Construction of the track first began as a government project in 2000 but was soon abandoned. Mechel, Elga’s previous owner, restarted work, a titanic project that involved building 76 rail bridges across difficult, mountainous terrain. More than 80% of its spending on developing Elga went on the track.

Elga’s new owners have introduced the first heavy-freight train and made other changes to the line, so far increasing the amount of coal it can transport to 18 million tonnes per year. More changes will raise those volumes to meet the mine’s output targets, A-Property said.

But the journey remains fraught. En route to Elga by train, the incoming workers exchanged stories about the accidents they’d heard about on the track.

A freight train taking the same route the next day would fall off the tracks on a turn, its empty cargo cars rolling down the hillside and burying at odd angles into the snow. Nine days later, another crash; this time, one person died. A-Property said the incident related to the work of a contractor company and that it is bringing on an independent firm that will provide occupational safety training.

Workers can also make the journey by truck-bus, on a very rocky road. The toughness of the route has an almost mythical status at Elga. Losyuk suggested that Ashotova, her superintendent, wear a medical corset on the journey, to protect her spine.

But in winter, if the weather has been clear and the road is a well-packed avenue of snow, the trip can take as little as eight hours.

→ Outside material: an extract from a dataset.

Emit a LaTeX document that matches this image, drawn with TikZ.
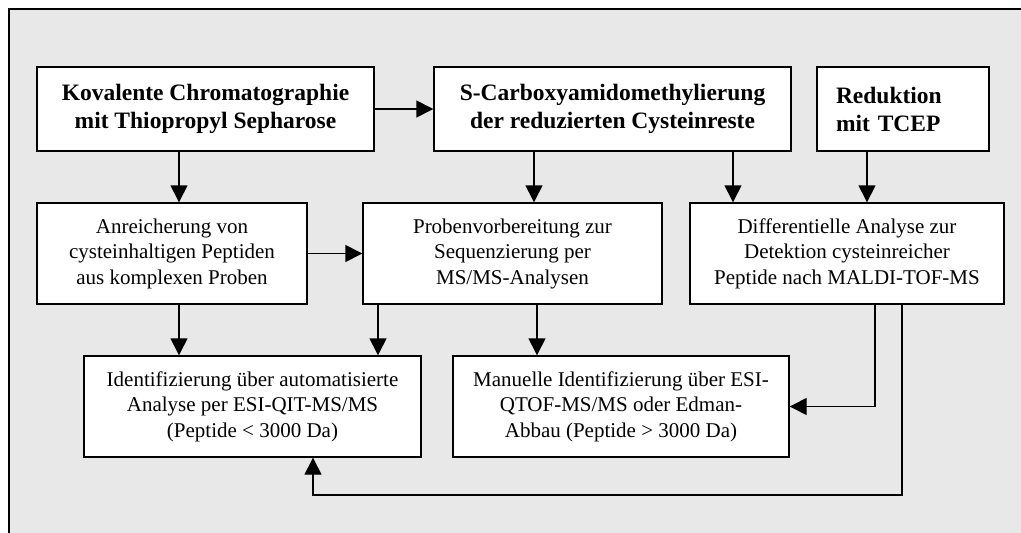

Truck-buses with workers leaving Elga weave across mountains and rivers, the low, winter sun at times surrounded by a glowing halo – sunlight refracted in millions of ice crystals suspended in the sky.

The region surrounding Elga is a fragile and special wilderness, some parts newly protected as national parks and reserves.

Deep valleys hollowed out by ancient glaciers spill into untouched spruce and conifer forests. Small taiga lakes play home, every autumn and spring, to flocks of migrating Siberian cranes, one of dozens of at-risk species that reside in the area.

Another park could soon be created to Elga’s east. It will protect a lake that has existed since the Ice Age, a rare window into our geological past.

As the truck-bus made its way out of Elga, the ramparts of snow on either side of the road bore a blanket of coal dust. But by the time it reached a nearby mountain pass, the snowy world had turned a perfect white once more.